- [Stated goal]: Only the lines from the start of the data to the line containing "import matplotlib.transforms as mtransforms", both included, should be output, exactly and without pictures.

- [Data segment]:
----------------------------------------
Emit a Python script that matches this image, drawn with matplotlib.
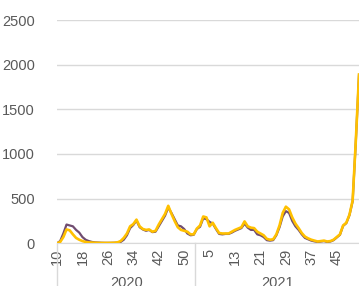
import numpy as np
import matplotlib
matplotlib.use("Agg")
import matplotlib.pyplot as plt
import matplotlib.transforms as mtransforms

# week numbers on the category axis (2020 w10..w53, 2021 w1..w52)
weeks = list(range(10, 54)) + list(range(1, 53))
years = ["2020"] * 44 + ["2021"] * 52

# yellow series
series_a = [0, 15, 70, 155, 145, 100, 60, 40, 25, 15,
            10, 8, 6, 5, 4, 4, 4, 5, 6, 10,
            25, 60, 110, 190, 215, 265, 190, 160, 150, 155,
            130, 140, 210, 270, 330, 420, 330, 250, 180, 150,
            140, 130, 100, 100, 165, 200, 300, 290, 190, 230,
            170, 115, 110, 110, 110, 130, 150, 165, 180, 245,
            190, 175, 170, 130, 110, 90, 50, 40, 45, 100,
            200, 340, 410, 380, 290, 220, 170, 115, 75, 55,
            40, 30, 20, 25, 30, 20, 25, 40, 70, 100,
            200, 230, 320, 480, 1150, 1890]

# purple series
series_b = [0, 25, 110, 210, 200, 190, 150, 120, 70, 40,
            25, 15, 10, 8, 6, 5, 5, 5, 6, 8,
            15, 40, 90, 170, 205, 255, 180, 155, 140, 150,
            125, 130, 190, 250, 310, 400, 340, 270, 200, 190,
            160, 110, 90, 95, 160, 185, 280, 270, 240, 220,
            160, 105, 100, 105, 105, 120, 140, 155, 170, 220,
            175, 150, 150, 100, 90, 70, 35, 30, 35, 90,
            180, 300, 360, 340, 250, 190, 150, 100, 60, 45,
            30, 22, 15, 20, 25, 15, 20, 35, 65, 95,
            195, 225, 315, 470, 1140, 1880]

plt.rcParams['font.family'] = ['Liberation Sans', 'DejaVu Sans']
grey_txt = "#595959"
grid_c = "#d9d9d9"

fig = plt.figure(figsize=(3.59, 2.86), dpi=100)
ax = fig.add_axes([57/359, 1 - 243.3/286, 1 - 57/359, 223.3/286])

x = np.arange(len(weeks))
ax.plot(x, series_b, color="#704c70", linewidth=1.6, zorder=3)
ax.plot(x, series_a, color="#ffc000", linewidth=1.9, zorder=4)

ax.set_xlim(0, len(weeks) - 1)
ax.set_ylim(0, 2500)
ax.set_yticks(range(0, 2501, 500))
ax.yaxis.grid(True, color=grid_c, linewidth=1)
ax.set_axisbelow(True)
for s in ["top", "right", "left"]:
    ax.spines[s].set_visible(False)
ax.spines["bottom"].set_color(grid_c)
ax.tick_params(axis="y", length=0, pad=16, labelsize=10.5, labelcolor=grey_txt)

tick_pos = x[::8]
ax.set_xticks(tick_pos)
ax.set_xticklabels([str(weeks[i]) for i in tick_pos], rotation=90)
ax.tick_params(axis="x", length=0, pad=4, labelsize=10.5, labelcolor=grey_txt)

# year grouping below the week labels
trans = mtransforms.blended_transform_factory(ax.transData, ax.transAxes)
split = years.index("2021") - 0.5
for xs in [0, split, len(weeks) - 0.5]:
    ax.plot([xs, xs], [0, -0.25], color=grid_c, linewidth=1,
            transform=trans, clip_on=False)
ax.text((0 + split) / 2, -0.145, "2020", transform=trans, ha="center",
        va="top", fontsize=10.5, color=grey_txt)
ax.text((split + len(weeks) - 1) / 2, -0.145, "2021", transform=trans,
        ha="center", va="top", fontsize=10.5, color=grey_txt)

fig.savefig("out.png", dpi=100)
----------------------------------------
- [The reply]:
Emit a Python script that matches this image, drawn with matplotlib.
import numpy as np
import matplotlib
matplotlib.use("Agg")
import matplotlib.pyplot as plt
import matplotlib.transforms as mtransforms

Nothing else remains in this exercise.